Micropooling

To help the Compass algorithm scale to larger datasets we use micropooling/microclustering to aggregate samples into clusters which are analyzed with the Compass algorithm which can dramatically lower computational burdens. The micropooling algorithm is a reimplementation of micropooling using VISION.

In short, the algorithm works by first coarsely clustering samples using the Louvain/Leiden algorithm on the k-nearest neighbors (kNN) graph of the gene expression data and then iteratively applying k-means clustering until the clusters are the correct average size. Each cluster is then treated as a sample where the gene expression is the average of the gene expression for samples in the cluster and the Compass algorithm can be applied to a smaller number of samples. If you specify a latent space, the K-nearest neighbor graph will instead be computed using that latent space. You may also specify the kNN graph directly (see in command line arguments).

Using Micropooling

To enable micropooling using Compass, set the parameter --microcluster-size and the input data will first be clustered into pools before applying the Compass algorithm. The micropool assignments will be written to the --microcluster-file in the output directory (by default micropools.tsv) as a tab-delimited table. The reactions.tsv file that is output will now be a table of reaction penalties per micropool, analogous to the usual Compass output file but applied to the micropooled data.

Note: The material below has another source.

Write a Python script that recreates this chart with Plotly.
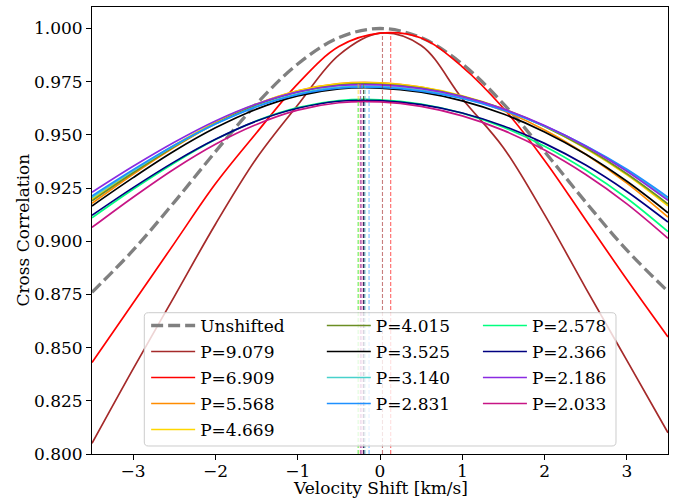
import plotly.graph_objects as go

# ---------------- data ----------------
velocity = [-3.5, -3.0, -2.5, -2.0, -1.5, -1.0, -0.5, 0.0, 0.5, 1.0, 1.5, 2.0, 2.5, 3.0, 3.5]

unshifted = [0.8760, 0.8958, 0.9184, 0.9421, 0.9646, 0.9833, 0.9957, 1.0000,
             0.9957, 0.9833, 0.9646, 0.9421, 0.9184, 0.8958, 0.8764]

p_9079 = [0.805, 0.840, 0.874, 0.908, 0.939, 0.964, 0.9875, 0.9978,
          0.992, 0.967, 0.944, 0.9125, 0.878, 0.844, 0.810]
p_6909 = [0.843, 0.871, 0.899, 0.927, 0.951, 0.974, 0.9915, 0.9978,
          0.9955, 0.982, 0.9625, 0.938, 0.910, 0.882, 0.855]
p_5568 = [0.9178, 0.9315, 0.9442, 0.9554, 0.9643, 0.9707, 0.9741, 0.9745,
          0.9724, 0.9680, 0.9613, 0.9523, 0.9409, 0.9273, 0.9113]
p_4669 = [0.9197, 0.9329, 0.9451, 0.9559, 0.9645, 0.9707, 0.9740, 0.9743,
          0.9724, 0.9684, 0.9623, 0.9540, 0.9436, 0.9312, 0.9166]
p_4015 = [0.9190, 0.9322, 0.9445, 0.9553, 0.9640, 0.9701, 0.9734, 0.9738,
          0.9720, 0.9681, 0.9621, 0.9540, 0.9439, 0.9317, 0.9175]
p_3525 = [0.9166, 0.9299, 0.9424, 0.9533, 0.9621, 0.9683, 0.9716, 0.9720,
          0.9701, 0.9660, 0.9598, 0.9514, 0.9409, 0.9282, 0.9134]
p_3140 = [0.9205, 0.9331, 0.9449, 0.9551, 0.9634, 0.9693, 0.9725, 0.9728,
          0.9711, 0.9674, 0.9618, 0.9542, 0.9448, 0.9334, 0.9200]
p_2831 = [0.9213, 0.9336, 0.9451, 0.9551, 0.9632, 0.9689, 0.9720, 0.9723,
          0.9706, 0.9671, 0.9616, 0.9542, 0.9449, 0.9338, 0.9207]
p_2578 = [0.9110, 0.9244, 0.9368, 0.9478, 0.9566, 0.9628, 0.9661, 0.9665,
          0.9645, 0.9602, 0.9536, 0.9447, 0.9335, 0.9202, 0.9045]
p_2366 = [0.9122, 0.9252, 0.9373, 0.9479, 0.9565, 0.9625, 0.9658, 0.9661,
          0.9642, 0.9603, 0.9542, 0.9460, 0.9358, 0.9234, 0.9090]
p_2186 = [0.9230, 0.9352, 0.9465, 0.9565, 0.9645, 0.9702, 0.9732, 0.9735,
          0.9717, 0.9680, 0.9622, 0.9544, 0.9447, 0.9329, 0.9192]
p_2033 = [0.9065, 0.9207, 0.9340, 0.9456, 0.9549, 0.9616, 0.9651, 0.9655,
          0.9634, 0.9589, 0.9521, 0.9429, 0.9314, 0.9176, 0.9014]

labels = ["P=9.079", "P=6.909", "P=5.568", "P=4.669", "P=4.015", "P=3.525",
          "P=3.140", "P=2.831", "P=2.578", "P=2.366", "P=2.186", "P=2.033"]
series = [p_9079, p_6909, p_5568, p_4669, p_4015, p_3525,
          p_3140, p_2831, p_2578, p_2366, p_2186, p_2033]
colors = ["#a52a2a", "#ff0000", "#ff8c00", "#ffd700", "#6b8e23", "#000000",
          "#48d1cc", "#1e90ff", "#00ff7f", "#000080", "#8a2be2", "#c71585"]
legend_ids = ["legend", "legend", "legend", "legend", "legend2", "legend2",
              "legend2", "legend2", "legend3", "legend3", "legend3", "legend3"]

# peak location / peak value of each shifted curve (dashed verticals)
peak_velocity = [0.03, 0.13, -0.24, -0.265, -0.20, -0.197,
                 -0.18, -0.133, -0.265, -0.197, -0.235, -0.22]
peak_corr = [0.998, 0.998, 0.9747, 0.9745, 0.9740, 0.9722,
             0.9730, 0.9725, 0.9667, 0.9663, 0.9737, 0.9657]

y_min = 0.8
y_ticks = [0.800, 0.825, 0.850, 0.875, 0.900, 0.925, 0.950, 0.975, 1.000]
x_ticks = [-3, -2, -1, 0, 1, 2, 3]
x_title = "Velocity Shift [km/s]"
y_title = "Cross Correlation"

FONT = "DejaVu Serif"

fig = go.Figure()

fig.add_trace(go.Scatter(
    x=velocity, y=unshifted, mode="lines", name="Unshifted",
    line=dict(color="#808080", width=3.3, dash="12px,5px", shape="spline"),
    legend="legend", legendgroup="g_unshifted"))

for lab, ys, col, lg in zip(labels, series, colors, legend_ids):
    fig.add_trace(go.Scatter(
        x=velocity, y=ys, mode="lines", name=lab,
        line=dict(color=col, width=1.7, shape="spline"), legend=lg,
        legendgroup="g_" + lab))

for pv, pc, col in zip(peak_velocity, peak_corr, colors):
    fig.add_trace(go.Scatter(
        x=[pv, pv], y=[y_min, pc], mode="lines", showlegend=False,
        opacity=0.6, line=dict(color=col, width=1.1, dash="4px,2px"),
        hoverinfo="skip"))

# legend frame (semi-opaque white, rounded corners)
x0, x1, y0, y1 = 0.0908, 0.9097, 0.0179, 0.3161
rx, ry = 0.007, 0.009
path = (f"M{x0+rx},{y0} L{x1-rx},{y0} Q{x1},{y0} {x1},{y0+ry} "
        f"L{x1},{y1-ry} Q{x1},{y1} {x1-rx},{y1} L{x0+rx},{y1} "
        f"Q{x0},{y1} {x0},{y1-ry} L{x0},{y0+ry} Q{x0},{y0} {x0+rx},{y0} Z")
fig.add_shape(type="path", path=path, xref="paper", yref="paper",
              fillcolor="rgba(255,255,255,0.8)",
              line=dict(color="#cccccc", width=1), layer="above")

# axis titles as annotations for exact placement
fig.add_annotation(text=x_title, xref="paper", yref="paper", x=0.5, y=-0.1007,
                   xanchor="center", yanchor="bottom", showarrow=False,
                   borderpad=0,
                   font=dict(family=FONT, size=17, color="black"))
fig.add_annotation(text=y_title, xref="paper", yref="paper", x=-0.1215, y=0.5,
                   xanchor="center", yanchor="middle", textangle=-90,
                   showarrow=False,
                   font=dict(family=FONT, size=17, color="black"))

leg_common = dict(xanchor="left", yanchor="top", bgcolor="rgba(0,0,0,0)",
                  borderwidth=0, itemwidth=44, tracegroupgap=0.9,
                  traceorder="grouped",
                  font=dict(family=FONT, size=17, color="black"))

fig.update_layout(
    width=680, height=499,
    margin=dict(l=92, r=12, t=7, b=45),
    paper_bgcolor="white", plot_bgcolor="white",
    font=dict(family=FONT, size=17, color="black"),
    legend=dict(x=0.094, y=0.3267, **leg_common),
    legend2=dict(x=0.399, y=0.3267, **leg_common),
    legend3=dict(x=0.670, y=0.3267, **leg_common),
    xaxis=dict(range=[-3.5, 3.5], tickvals=x_ticks, ticks="outside", ticklen=5,
               tickwidth=1, tickcolor="black", showline=True, linecolor="black",
               linewidth=1, mirror=True, showgrid=False, zeroline=False,
               automargin=False, ticklabelstandoff=-3,
               tickfont=dict(family=FONT, size=17)),
    yaxis=dict(range=[0.8, 1.0101], tickvals=y_ticks, tickformat=".3f",
               ticks="outside", ticklen=5, tickwidth=1, tickcolor="black",
               showline=True, linecolor="black", linewidth=1, mirror=True,
               showgrid=False, zeroline=False, automargin=False,
               tickfont=dict(family=FONT, size=17)),
)

fig.write_html("out.html")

To analyze the micropooled results we would instead characterize the micropools. * Numeric cell metadata (e.g., library size) can be averaged across cells in the micropool. * Discrete cell metadata (e.g., belonging to KO or WT) can be decided by majority decision, or if at least 90% (or some other threshold) of the cells in the micropool belong to one of the discrete phenotypes.

Depending on the research question, it could make sense to micropool discrete phenotypes separately. This will result in micrpools made of only WT or KO cells, for example, but may conceal some of the overlapping cellular programs between the two.

Example of Micropooling

As in the tutorial, to use microclustering first open a command line in a directory with the gene expression data of interest, say “expression.tsv”. You can then run Compass on the data with the following command using micropooling:

compass --data expression.tsv --num-processes 10 --microcluster-size 10 --species homo_sapiens

Once the command has finished running, there should be 3 output files in the same directory the command was run: reactions.tsv, micropools.tsv, and micropooled_data.tsv. Reactions.tsv contains the penalties per reaction for each micropool, micropools.tsv contains the micropool assignments for each of the original samples, and micropooled_data.tsv contains the average gene expression for each micropool.

Analysis of Microopools

As the samples are now aggregated into pools, analysis of differential reaction scores requires one extra step of analyzing what cell types make up each pool. The micropools.tsv file in the output directory will contain a table of samples and their respective clusters. For an example of this, we provide another python notebook.

Micropooling Settings

Micropooling also works with precomputed k-nearest neighbors and/or a latent space to cluster samples on. The code is designed for specifying k-nearest neighbors using the results from scikit-learn’s nearest neighbors algorithm, which are an array of indices and an array of distances, possibly wrapped in a Pandas dataframe so that rows can be indexed by sample name.

For the k-nearest neighbors step, if there are specified k-nearest neighbors indices but not distances, the distances will be computed using the latent space (or raw gene expression if no latent space is specified). If a latent space is specified, both k-nearest neighbors and the k-means clustering steps will use it. Note that specifying a k-nearest neighbors computed on a latent space without inputing that latent space may cause unusual clustering results because k-means will be run using gene expression data unless it has access to the latent space.

If there is information sharing as well as micropooling, the input knn will only be used with the micropooling because the knn does not apply to the micropools.